Design and Procedures

The design selected and used with the content validity samples is a "cross-sectional" survey design (Huck, Cormier, & Bounds, 1974); each expert was surveyed once during the summers of 1980 to 1984. During each academic year an address list of "stress experts" was developed from that year's literature. These individuals were then surveyed the following summer using paper-and-pencil procedures; one introductory letter, modified Inventory, and prestamped, return-addressed envelope was distributed to each potential respondent.

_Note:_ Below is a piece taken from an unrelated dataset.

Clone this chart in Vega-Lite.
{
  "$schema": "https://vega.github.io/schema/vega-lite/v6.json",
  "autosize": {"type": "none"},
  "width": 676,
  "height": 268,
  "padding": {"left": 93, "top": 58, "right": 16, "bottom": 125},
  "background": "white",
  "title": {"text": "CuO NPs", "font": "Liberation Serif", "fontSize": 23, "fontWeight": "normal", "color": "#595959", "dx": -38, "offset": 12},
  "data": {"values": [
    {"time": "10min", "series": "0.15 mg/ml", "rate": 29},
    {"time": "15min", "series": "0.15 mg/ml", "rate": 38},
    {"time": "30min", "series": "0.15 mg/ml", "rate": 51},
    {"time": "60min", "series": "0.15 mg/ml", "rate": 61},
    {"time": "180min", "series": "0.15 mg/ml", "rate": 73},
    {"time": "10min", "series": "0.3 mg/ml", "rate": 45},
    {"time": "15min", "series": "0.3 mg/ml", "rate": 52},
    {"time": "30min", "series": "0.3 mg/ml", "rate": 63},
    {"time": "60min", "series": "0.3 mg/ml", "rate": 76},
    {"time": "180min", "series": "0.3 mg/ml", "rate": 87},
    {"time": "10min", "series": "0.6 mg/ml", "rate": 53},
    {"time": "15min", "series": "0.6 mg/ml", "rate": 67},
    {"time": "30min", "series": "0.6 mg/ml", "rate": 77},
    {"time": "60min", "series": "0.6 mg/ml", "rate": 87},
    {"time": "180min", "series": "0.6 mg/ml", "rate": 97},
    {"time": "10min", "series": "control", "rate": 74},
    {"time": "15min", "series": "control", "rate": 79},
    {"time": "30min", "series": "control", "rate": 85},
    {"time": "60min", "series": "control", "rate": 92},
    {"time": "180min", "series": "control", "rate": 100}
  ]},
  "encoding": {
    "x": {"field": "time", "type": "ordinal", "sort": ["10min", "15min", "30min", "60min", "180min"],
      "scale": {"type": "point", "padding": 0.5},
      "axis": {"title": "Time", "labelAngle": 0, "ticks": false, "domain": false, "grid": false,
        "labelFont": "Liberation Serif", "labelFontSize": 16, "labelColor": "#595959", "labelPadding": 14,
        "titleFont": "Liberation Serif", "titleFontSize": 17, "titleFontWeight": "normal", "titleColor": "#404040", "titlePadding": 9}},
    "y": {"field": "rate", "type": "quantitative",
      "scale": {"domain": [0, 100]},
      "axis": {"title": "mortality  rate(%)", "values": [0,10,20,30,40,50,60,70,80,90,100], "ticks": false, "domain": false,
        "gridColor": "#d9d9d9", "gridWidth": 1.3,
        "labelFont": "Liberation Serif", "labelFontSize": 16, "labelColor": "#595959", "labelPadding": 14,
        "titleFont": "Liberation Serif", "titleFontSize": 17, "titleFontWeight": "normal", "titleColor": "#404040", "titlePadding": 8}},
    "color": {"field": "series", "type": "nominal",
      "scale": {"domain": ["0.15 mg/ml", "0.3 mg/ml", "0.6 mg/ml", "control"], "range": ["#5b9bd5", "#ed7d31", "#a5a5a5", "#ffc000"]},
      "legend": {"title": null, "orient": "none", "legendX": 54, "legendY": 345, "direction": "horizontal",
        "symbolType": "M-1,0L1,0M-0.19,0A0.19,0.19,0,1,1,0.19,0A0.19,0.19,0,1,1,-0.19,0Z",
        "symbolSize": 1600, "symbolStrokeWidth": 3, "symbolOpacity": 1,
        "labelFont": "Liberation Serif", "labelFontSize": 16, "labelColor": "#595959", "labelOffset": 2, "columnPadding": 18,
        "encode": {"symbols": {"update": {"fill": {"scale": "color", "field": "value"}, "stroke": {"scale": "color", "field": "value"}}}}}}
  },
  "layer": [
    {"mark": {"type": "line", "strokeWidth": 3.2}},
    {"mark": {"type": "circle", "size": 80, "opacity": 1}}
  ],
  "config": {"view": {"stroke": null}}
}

Relevance means for the TSI items varied somewhat around the 3.0 or quite relevant level, ranging from a low of 2.5 Q24, Teachers feel frustrated because their students would probably do better if they only tried harder) to a high of 3.4 Q29 and Q47, Feeling unable to cope; Experiencing physical exhaustion). Of the 49 rated items, 28 met or exceeded the 3.0 relevance level, whereas 21 fell slightly below this. Items meeting or exceeding the 2.5 level (e.g., relevant) were retained in the item pool; all items were retained as they fell in the relevant to quite relevant range.

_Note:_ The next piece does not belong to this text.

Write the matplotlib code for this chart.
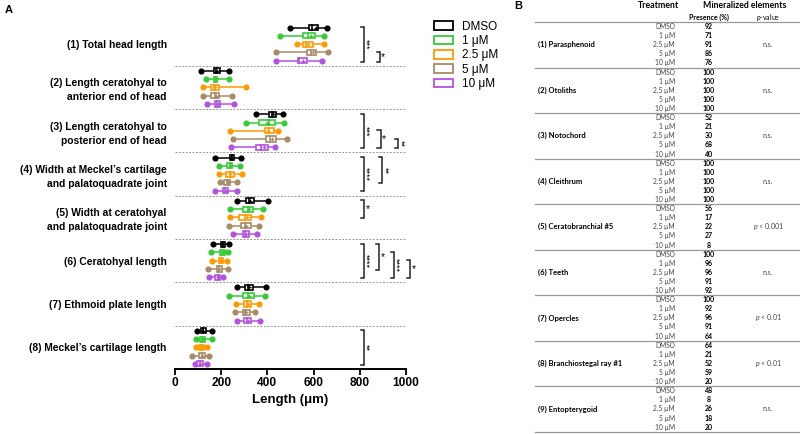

In order to assess the degree of congruence among the experts' ratings, Finn's (1970) r formula was then used to calculate an interrater reliability correlation, first for each item, then for each TSI subscale and scale, as outlined by Tinsley and Weiss (1975). These correlations, which could range from 0.0 to 1.0, indicate a total lack of correspondence (r = 0.0) to perfect agreement (r = 1.0) among raters. The item-level data were entered into these computations first, then the subscale and scale data. As noted in Table 12, item-level correlations ranged from a low of .18 Q34, Using prescription drugs) to a high of .90 Q50, Rushing in one's speech). All correlations exceeded the.05 (2 items),.01 (6 items), and.001 (41 items) probability levels. The data were then inspected at the subscale and scale levels using the newly defined factors of the final form of the TSI; these reliabilities, as noted in Table 12, ranged from a low of .42 (Behavioral Manifestations) to a high of .72 (Time Management). Interrater reliability for the Total TSI was .82. The reliability estimates were generally larger for the stress sources than they were for the stress manifestations, indicating slightly more agreement among the experts about what causes teacher stress than about how that stress is manifested. All subscale and scale interrater reliabilities exceeded .001 probability levels for given sample sizes.

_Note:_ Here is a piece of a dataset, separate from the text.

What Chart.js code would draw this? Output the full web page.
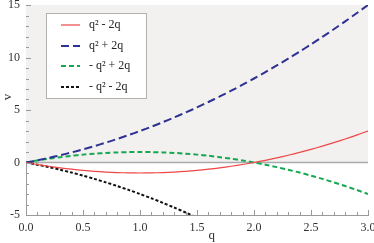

Also reported in Table 12 are the expert appraisal means and standard deviations based on the summed and averaged item-level ratings. Subscale means ranged from a low of 2.9 (Professional Investment; Gastronomic Manifestations) to a high of 3.3 (Emotional Manifestations). A scale mean of 3.1 indicated that the experts viewed the pool of stress items as being quite relevant to teacher stress. Standard deviations were moderate at both subscale (0.6 to 0.9) and scale (0.5) levels.